I’d booked a room in a cute little bed and breakfast at the edge of the old town. I rang the bell. No answer. I rang the bell again. Still no answer. I thought that maybe they didn’t get my note about arrival time. so I set up camp on their doorstep and waited…and waited…and waited. At the time I didn’t mind. The bed and breakfast was right next to a small covered area undoubtedly used on market days. The neighbors stared, and one even told me I couldn’t sleep there (a real danger considering I’d had a very long night on the ferry passage from Albania). I tried to ask to use someone’s phone but no one spoke English and no one seemed to want to communicate. So I waited.
The proprietors never turned up and so I picked up my pack, grabbed my dog and the handle of her crate and began slogging back across town. I stopped in every hotel I passed (that had a reasonable rate) and asked if they allowed dogs. ‘No.” was always the firm answer. Finally one place told me that Hotel Europa, by the train station allowed dogs.
When I arrived at Hotel Europa and asked the man at the front desk about dogs he said.
“Yes, but only small ones – this one is big.” Just to be clear, bonnie is not a big dog. She is a tiny bit too big to be a small dog, and she has the build of a big dog, but she is not large (her travel crate, on the other hand, is enormous).
“She can stay in the box,” I offered. I must have looked like I was about to cry because the man relented and gave me a key to a room on the second floor. I grabbed her box and headed to the lift – only to find that it was not large enough for a single person, let alone a large dog box. I groaned in frustration and then began half carrying half dragging the crate up the stairs.
The room, when I got there smelled of old cigarettes. The addictions of thousands of people over several decades had sunk into the woodwork, the furniture, the drapes, and I don’t doubt even the walls of the small room last renovated sometime in the 1960’s.
exhausted from a long day, I dropped onto the little bed and fell asleep. When I awoke an hour later, it was just in time to go enjoy the town’s evening stroll.
What I found was a relaxed, quiet little city with plenty of shopping and a photogenic old section. What bonnie found was a fun black and beige puppy named black to chase her around the cobbled streets.
The pleasure of the evening stroll was not enough to keep me in town another day, and so the next morning I hauled the huge dog box down the two flights of stairs (inflicting some impressively colorful bruises in the process) and over to the train station where I bought my ticket to Ancona.
On the Train
The train follows the coast. Sometimes you can even see waves lapping at the rocks that hold the rail bed in place. Towns filled with ordinary, cement houses and fringed with ordinary supermarkets and big-box shopping centers dot the train line. This is modern Italy – stripped of the romance and the mystery.

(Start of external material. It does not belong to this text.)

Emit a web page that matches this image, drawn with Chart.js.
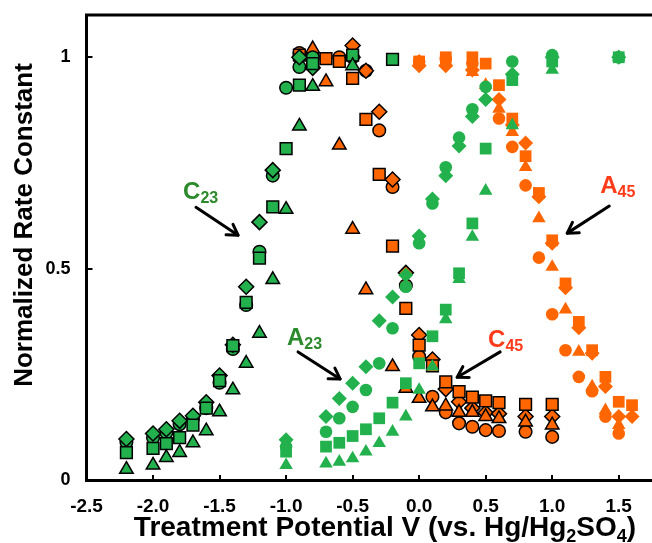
<!DOCTYPE html>
<html><head><meta charset="utf-8">
<script src="https://cdn.jsdelivr.net/npm/chart.js@4/dist/chart.umd.min.js"></script>
<style>html,body{margin:0;padding:0;background:#fff;overflow:hidden}#wrap{width:652px;height:543px}</style>
</head><body><div id="wrap"><canvas id="c" width="652" height="543"></canvas></div>
<script>
// ---- data (x = treatment potential V, y = normalized rate constant) ----
const xTicks = [-2.5,-2.0,-1.5,-1.0,-0.5,0.0,0.5,1.0,1.5];
const yTicks = [0, 0.5, 1];

const c23X        = [-2.2,-2.0,-1.9,-1.8,-1.7,-1.6,-1.5,-1.4,-1.3,-1.2,-1.1,-1.0,-0.9,-0.8,-0.5,-0.2];
const c23Circle   = [0.09,0.10,0.112,0.132,0.145,0.17,0.23,0.31,0.414,0.54,0.72,0.928,0.977,1.0,1.0,null];
const c23Square   = [0.065,0.075,0.086,0.10,0.13,0.17,0.235,0.318,0.42,0.525,0.646,0.784,0.934,0.985,1.005,0.995];
const c23Triangle = [0.025,0.035,0.053,0.065,0.088,0.116,0.161,0.213,0.276,0.347,0.474,0.64,0.837,0.931,0.98,null];
const c23Diamond  = [0.097,0.11,0.12,0.14,0.152,0.184,0.247,0.32,0.457,0.61,0.733,null,1.0,0.975,1.0,null];

const a23X        = [-1.0,-0.7,-0.6,-0.5,-0.4,-0.3,-0.2,-0.1,0.0,0.1,0.2,0.3,0.4,0.5,0.7,1.0,1.5];
const a23Circle   = [0.079,0.114,0.146,0.173,0.213,0.276,0.359,0.457,0.56,0.654,0.74,0.81,0.877,0.93,0.99,1.005,1.0];
const a23Square   = [0.067,0.079,0.088,0.104,0.12,0.146,0.183,0.229,0.276,0.34,0.403,0.489,0.607,0.784,0.946,0.99,1.0];
const a23Triangle = [0.035,0.039,0.043,0.051,0.067,0.087,0.114,0.15,0.213,0.268,0.38,0.475,0.575,0.684,0.839,0.97,1.0];
const a23Diamond  = [0.095,0.15,0.193,0.229,0.268,0.377,0.433,0.485,0.577,0.665,0.72,0.79,0.86,0.9,0.96,1.0,1.0];

const c45X        = [-0.9,-0.8,-0.7,-0.6,-0.5,-0.4,-0.3,-0.2,-0.1,0.0,0.1,0.2,0.3,0.4,0.5,0.6,0.8,1.0];
const c45Circle   = [1.01,1.0,null,1.0,null,0.968,0.827,0.693,0.46,0.292,0.197,0.16,0.134,0.126,0.118,0.116,0.114,0.102];
const c45Square   = [1.005,0.995,0.997,0.99,0.95,0.853,0.723,0.553,0.406,0.319,0.27,0.232,0.209,0.196,0.187,0.183,0.179,0.179];
const c45Triangle = [null,1.02,0.942,0.792,0.593,0.45,null,0.268,0.217,0.193,0.173,0.175,0.16,0.16,0.15,0.145,0.137,0.13];
const c45Diamond  = [null,null,null,null,1.028,0.968,0.871,0.711,0.49,0.343,0.285,0.215,0.185,0.17,0.159,0.157,0.15,0.15];

const a45X        = [0.0,0.2,0.4,0.5,0.6,0.7,0.8,0.9,1.0,1.1,1.2,1.3,1.4,1.5,1.6];
const a45Circle   = [0.99,0.997,0.985,null,0.855,0.788,0.697,0.526,0.392,0.307,0.244,0.21,0.15,0.11,null];
const a45Square   = [0.99,1.0,1.0,0.985,0.934,0.855,0.766,0.679,0.567,0.465,0.374,0.307,0.244,0.185,0.177];
const a45Triangle = [0.99,0.99,0.965,0.934,0.878,0.823,0.74,0.619,0.504,0.403,0.303,0.221,0.165,0.13,null];
const a45Diamond  = [0.98,0.98,0.97,null,0.9,0.84,0.797,0.67,0.56,0.455,0.36,0.3,0.221,0.15,0.15];

// annotation labels (positions in data units)
const labelNames = ['C','A','C','A'];
const labelSubs  = ['23','23','45','45'];
const labelPos   = [[-1.774,0.664],[-0.993,0.319],[0.518,0.314],[1.361,0.678]];
const arrowFrom  = [[-1.677,0.645],[-0.910,0.303],[0.609,0.303],[1.429,0.648]];
const arrowTo    = [[-1.361,0.579],[-0.594,0.239],[0.286,0.243],[1.113,0.584]];

// ---- styles ----
const GREEN = '#22b14c', ORANGE = '#ff6600';
const shapes = {circle:['circle',6.3], square:['rect',8.3], triangle:['triangle',7.8], diamond:['rectRot',7.5]};
const labelColors = ['#2b8a2b','#2b8a2b','#ff3b1a','#ff3b1a'];

function pts(xs, ys){ return xs.map((x,i)=>({x:x,y:ys[i]})).filter(p=>p.y!==null); }
function ds(name, xs, ys, shape, color, edge){
  const s = shapes[shape];
  return {label:name, data:pts(xs,ys), pointStyle:s[0], pointRadius:s[1], pointHoverRadius:s[1],
    backgroundColor:color, borderColor: edge?'#000':color, borderWidth: edge?1.5:0, showLine:false, clip:false};
}
const groups = [
  ['A23', a23X, {triangle:a23Triangle, square:a23Square, diamond:a23Diamond, circle:a23Circle}, GREEN, false],
  ['A45', a45X, {triangle:a45Triangle, square:a45Square, diamond:a45Diamond, circle:a45Circle}, ORANGE, false],
  ['C23', c23X, {triangle:c23Triangle, square:c23Square, diamond:c23Diamond, circle:c23Circle}, GREEN, true],
  ['C45', c45X, {triangle:c45Triangle, square:c45Square, diamond:c45Diamond, circle:c45Circle}, ORANGE, true]
];
const datasets = [];
groups.forEach(g=>{ ['triangle','square','diamond','circle'].forEach(sh=>{ datasets.push(ds(g[0]+' '+sh, g[1], g[2][sh], sh, g[3], g[4])); }); });

const FONT = '"Liberation Sans", Arial, Helvetica, sans-serif';

const decor = {
  id:'decor',
  afterDraw(chart){
    const ctx = chart.ctx, xs = chart.scales.x, ys = chart.scales.y, ca = chart.chartArea;
    ctx.save();
    ctx.strokeStyle = '#000';
    ctx.lineWidth = 3;
    ctx.beginPath(); ctx.moveTo(ca.left-1.5, ca.top); ctx.lineTo(ca.right, ca.top); ctx.stroke();
    ctx.lineWidth = 2;
    xTicks.forEach(v=>{ const p = Math.round(xs.getPixelForValue(v)); ctx.beginPath(); ctx.moveTo(p, ca.bottom); ctx.lineTo(p, ca.bottom-5); ctx.stroke(); });
    yTicks.forEach(v=>{ const p = Math.round(ys.getPixelForValue(v)); ctx.beginPath(); ctx.moveTo(ca.left, p); ctx.lineTo(ca.left+6, p); ctx.stroke(); });
    // axis titles
    ctx.fillStyle = '#000';
    ctx.textBaseline = 'alphabetic';
    const parts = [['Treatment Potential V (vs. Hg/Hg',28,0],['2',18,6],['SO',28,0],['4',18,6],[')',28,0]];
    let total = 0;
    parts.forEach(p=>{ ctx.font = 'bold '+p[1]+'px '+FONT; total += ctx.measureText(p[0]).width; });
    let x = 385 - total/2;
    parts.forEach(p=>{ ctx.font = 'bold '+p[1]+'px '+FONT; ctx.fillText(p[0], x, 536+p[2]); x += ctx.measureText(p[0]).width; });
    ctx.save();
    ctx.translate(32, 225); ctx.rotate(-Math.PI/2);
    ctx.font = 'bold 26px '+FONT; ctx.textAlign = 'center';
    ctx.fillText('Normalized Rate Constant', 0, 0);
    ctx.restore();
    // annotations
    for (let i=0;i<labelNames.length;i++){
      const tx = xs.getPixelForValue(labelPos[i][0]), ty = ys.getPixelForValue(labelPos[i][1]);
      ctx.fillStyle = labelColors[i];
      ctx.font = 'bold 24px '+FONT; ctx.textAlign = 'left';
      ctx.fillText(labelNames[i], tx, ty);
      const w = ctx.measureText(labelNames[i]).width;
      ctx.font = 'bold 16px '+FONT;
      ctx.fillText(labelSubs[i], tx + w, ty + 4);
      const x1 = xs.getPixelForValue(arrowFrom[i][0]), y1 = ys.getPixelForValue(arrowFrom[i][1]);
      const x2 = xs.getPixelForValue(arrowTo[i][0]), y2 = ys.getPixelForValue(arrowTo[i][1]);
      ctx.strokeStyle = '#000'; ctx.lineWidth = 3; ctx.lineCap = 'round'; ctx.lineJoin='round';
      ctx.beginPath(); ctx.moveTo(x1,y1); ctx.lineTo(x2,y2); ctx.stroke();
      const a = Math.atan2(y2-y1, x2-x1), L = 12, s = 0.55;
      ctx.beginPath();
      ctx.moveTo(x2 - L*Math.cos(a - s), y2 - L*Math.sin(a - s));
      ctx.lineTo(x2, y2);
      ctx.lineTo(x2 - L*Math.cos(a + s), y2 - L*Math.sin(a + s));
      ctx.stroke();
    }
    ctx.restore();
  }
};

new Chart(document.getElementById('c'), {
  type:'scatter',
  data:{datasets:datasets},
  options:{
    responsive:false, animation:false, devicePixelRatio:1,
    layout:{autoPadding:false, padding:{top:15,left:0,right:0,bottom:0}},
    plugins:{legend:{display:false}, tooltip:{enabled:false}},
    scales:{
      x:{type:'linear', min:-2.5, max:1.75,
        afterBuildTicks(s){ s.ticks = xTicks.map(v=>({value:v})); },
        afterFit(s){ s.height = 63; s.paddingLeft = 0; s.paddingRight = 0; },
        grid:{display:true, drawOnChartArea:false, drawTicks:false},
        border:{display:true, color:'#000', width:3},
        ticks:{padding:15, color:'#000', font:{family:FONT, size:19, weight:'bold'}, maxRotation:0, autoSkip:false,
          callback:v=>Number(v).toFixed(1)}
      },
      y:{type:'linear', min:0, max:1.1,
        afterBuildTicks(s){ s.ticks = yTicks.map(v=>({value:v})); },
        afterFit(s){ s.width = 86.5; s.paddingTop = 0; s.paddingBottom = 0; },
        grid:{display:true, drawOnChartArea:false, drawTicks:false},
        border:{display:true, color:'#000', width:3},
        ticks:{padding:16, color:'#000', font:{family:FONT, size:18, weight:'bold'},
          callback:v=>String(v)}
      }
    }
  },
  plugins:[decor]
});
</script></body></html>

When I borded the train I thought I was supposed to get on the last car – some regional trains only allow dogs in the last car. So I threw Bonnie’s box up the last set of steps and then climbed on after it. Only as the train began to pull away did I realize that I’d climbed onto a first class car. I shrugged, being unable to alter the situation and moved the enormous box so that people could squeeze past it. Then I put a nervous Bonnie inside, She was so terrified when the train screeched into the station that she pulled loose of her collar and it was all I could do to call her back). Then I went to find my seat two cars forward.

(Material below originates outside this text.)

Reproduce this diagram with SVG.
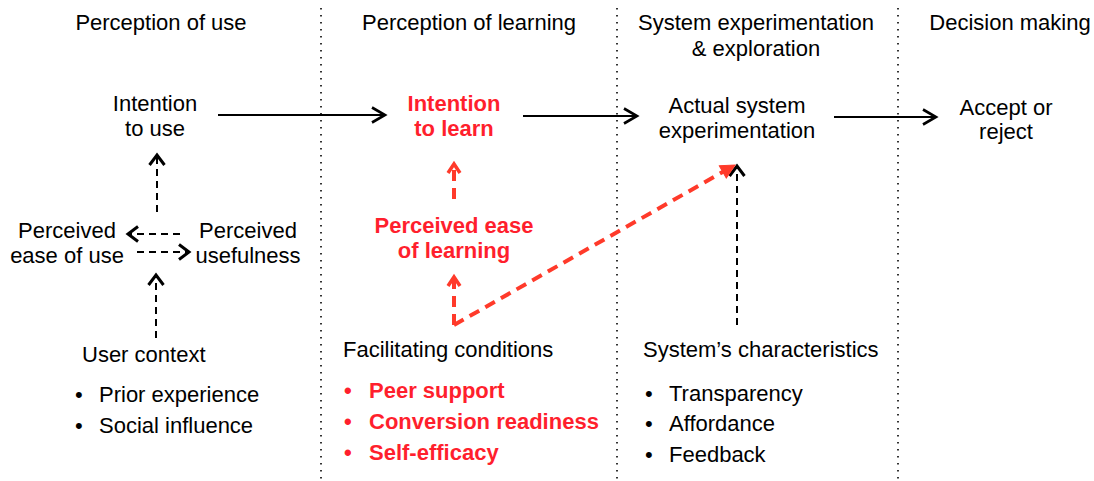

The names of the towns blurred together. Even those towns known for their interesting old towns somehow managed to be just cement villas and half empty warehouses. Most of the beach front has been developed – rows of chez-loung chairs and umbrellas marking off each family’s space.
An Italian man I met in Gjirokaster, Albania last year mentioned this. He cautioned our Albanian hotel keeper: be careful that you do not make the mistake we did in Italy – do not develop all of your beautiful coast. It is a caution I have been careful to repeat often to my Albanian friends. Many Albanians, on the other hand, see this development as an improvement. It makes more places accessible to more people. The balance is a tricky one.
The train pulled into Ancona around 2pm. I dragged the enormous crate on to the platform and out to the street to wait for a bus to Falconara Marittime – the small community just north of the historic port where I’d booked a hotel room.
The look the bus driver gave me expressed my own feelings about the dog crate: ‘you HAVE to be kidding me!’
“Maybe through the back door?” I suggest in the most supplicant tone I can muster. I heard the driver mumble something about “…porto” and I took that to mean ‘try the back door.’
I drug the crate onto the bus by way of the back door and found a space among the people standing in an open handicap area. I put Bonnie into the crate and leaned up against it watching the Adriatic sea float by as we flew along the little highway to Falconara.
Thirty minutes later, after long slog up a hill with the dog crate, I found my way to Albergo Tende Verde – a modest hotel with an enthusiastically friendly staff who stowed my crate, made me coffee, and showed Bonnie me up the stairs to pleasant a little room with a large balcony and plenty of space for us both. The welcome and the room were just what I needed after two long days of travel, and I was excited to settle in for a couple of days.